1. The sequence of prices is usually presented as in my example. But that sequence is not necessarily a valid, or even representative, trend. In fact the trend I have used is highly unlikely.
2. It is not logical. The only point in adopting PCA is because there is an implicit expectation of a fall in prices. If this is the case why invest in month one at all. Why not wait for a price decline before the first investment?
3. It is simply not the best strategy, in investment jargon it is sub-optimal. If you believe (as a PCA investor must) that it is a "good thing" to buy more shares when prices are low, why not invest more than an equal amount in each month of lower prices?
That third point highlights the critical weakness of PCA as a strategy; it focuses on investment instalments and not portfolio value. Fortunately there is a technique called Value Averaging (VA) which can wean you off PCA and boost returns if you must insist on drip feeding a lump sum.
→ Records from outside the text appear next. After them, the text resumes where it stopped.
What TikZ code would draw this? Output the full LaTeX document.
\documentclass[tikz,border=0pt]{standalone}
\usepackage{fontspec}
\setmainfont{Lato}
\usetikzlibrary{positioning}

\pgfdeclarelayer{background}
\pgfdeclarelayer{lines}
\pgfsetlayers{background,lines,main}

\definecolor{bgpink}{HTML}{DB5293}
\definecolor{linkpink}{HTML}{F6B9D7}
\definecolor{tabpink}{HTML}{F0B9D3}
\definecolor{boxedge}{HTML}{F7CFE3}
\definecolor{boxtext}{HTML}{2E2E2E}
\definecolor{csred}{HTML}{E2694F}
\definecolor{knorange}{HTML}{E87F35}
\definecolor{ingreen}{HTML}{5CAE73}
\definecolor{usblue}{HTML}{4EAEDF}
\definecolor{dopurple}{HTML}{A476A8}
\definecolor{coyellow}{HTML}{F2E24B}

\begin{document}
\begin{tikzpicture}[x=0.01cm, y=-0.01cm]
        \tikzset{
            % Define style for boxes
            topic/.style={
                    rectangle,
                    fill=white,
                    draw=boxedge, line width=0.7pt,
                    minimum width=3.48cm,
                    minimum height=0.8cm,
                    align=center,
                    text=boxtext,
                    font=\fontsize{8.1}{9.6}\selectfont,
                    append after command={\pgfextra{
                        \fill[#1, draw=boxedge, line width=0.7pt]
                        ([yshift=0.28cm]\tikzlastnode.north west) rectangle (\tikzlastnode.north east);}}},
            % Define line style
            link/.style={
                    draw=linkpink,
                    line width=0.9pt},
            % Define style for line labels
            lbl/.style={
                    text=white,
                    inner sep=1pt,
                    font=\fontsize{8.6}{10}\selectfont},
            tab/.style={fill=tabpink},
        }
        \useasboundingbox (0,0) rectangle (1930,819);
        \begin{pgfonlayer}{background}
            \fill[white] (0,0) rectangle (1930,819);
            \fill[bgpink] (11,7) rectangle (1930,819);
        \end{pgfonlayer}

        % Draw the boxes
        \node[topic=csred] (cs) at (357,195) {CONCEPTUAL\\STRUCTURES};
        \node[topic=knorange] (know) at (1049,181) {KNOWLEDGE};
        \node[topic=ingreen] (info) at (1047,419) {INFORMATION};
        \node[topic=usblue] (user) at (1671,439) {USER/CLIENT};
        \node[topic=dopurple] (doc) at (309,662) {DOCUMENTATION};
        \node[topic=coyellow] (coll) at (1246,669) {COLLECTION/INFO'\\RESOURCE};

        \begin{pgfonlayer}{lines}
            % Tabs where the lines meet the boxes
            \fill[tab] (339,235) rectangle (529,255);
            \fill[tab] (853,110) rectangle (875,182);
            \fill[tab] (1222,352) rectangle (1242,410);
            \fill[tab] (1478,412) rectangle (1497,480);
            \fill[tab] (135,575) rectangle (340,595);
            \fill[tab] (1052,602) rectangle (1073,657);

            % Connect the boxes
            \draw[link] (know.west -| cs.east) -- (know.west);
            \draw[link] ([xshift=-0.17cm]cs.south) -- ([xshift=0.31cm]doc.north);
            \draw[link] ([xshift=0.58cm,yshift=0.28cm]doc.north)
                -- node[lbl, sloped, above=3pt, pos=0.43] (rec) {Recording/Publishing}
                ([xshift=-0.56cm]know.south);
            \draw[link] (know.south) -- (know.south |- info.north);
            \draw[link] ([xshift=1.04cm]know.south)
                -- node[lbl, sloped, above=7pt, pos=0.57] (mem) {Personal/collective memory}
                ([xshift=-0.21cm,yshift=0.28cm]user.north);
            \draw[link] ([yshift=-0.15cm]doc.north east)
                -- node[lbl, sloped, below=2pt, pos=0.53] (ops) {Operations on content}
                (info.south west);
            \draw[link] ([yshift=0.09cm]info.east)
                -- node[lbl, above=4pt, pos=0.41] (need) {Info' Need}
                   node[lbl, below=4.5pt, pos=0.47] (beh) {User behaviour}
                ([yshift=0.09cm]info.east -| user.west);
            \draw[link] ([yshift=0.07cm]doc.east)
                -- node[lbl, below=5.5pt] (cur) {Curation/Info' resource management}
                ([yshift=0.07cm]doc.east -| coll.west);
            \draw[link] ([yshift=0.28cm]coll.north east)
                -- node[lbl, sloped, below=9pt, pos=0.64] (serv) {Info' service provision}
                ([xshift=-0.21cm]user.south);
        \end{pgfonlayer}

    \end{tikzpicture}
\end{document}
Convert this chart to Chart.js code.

Use Value Averaging instead
A VA strategy would take as its start point the situation described above – the desire to invest £2,000 over several instalments. From there on it differs fundamentally. The PCA investor's objective is to simply invest £500 per month. For the VA investor the objective would be to buy shares such that the portfolio value increases by at least £500 per month. So, using the example above the schedule of purchases would be:
Pound Cost Averaging
| Month | Market price | Investment | Shares bought | Portfolio value |
|---|
| 1 | 20 | 500 | 25 | 500 |
| 2 | 10 | 500 | 50 | 750 |
| 3 | 8 | 500 | 62.5 | 1,100 |
| 4 | 20 | 500 | 25 | 3,250 |
| Total | 2,000 | 162.5 | 3,250 |
| Average price | 12.31 | | |
Value Averaging
| Total shares | Portfolio value b/fwd | Investment | Shares bought | Portfolio value |
|---|
| 0 | 0 | 500 | 25 | 500 |
| 25 | 250 | 750 | 75 | 1,000 |
| 100 | 800 | 700 | 87.5 | 1,500 |
| 187.5 | 3,750 | 50 | 2.5 | 3,800 |
| Total | | 2,000 | 190 | 3,800 |
| Average price | 10.53 | | |
Because the VA investor is focused on increasing portfolio value, in the example above he is 'forced' to add 75 shares to his previous 25 to meet his valuation target of £1,000, when the price plummets. The PCA investor simply invests a further £500. The result is the value average investor buys more shares when they are cheap and less shares when they are expensive, and makes more money. That sounds a lot more sensible -- doesn't it.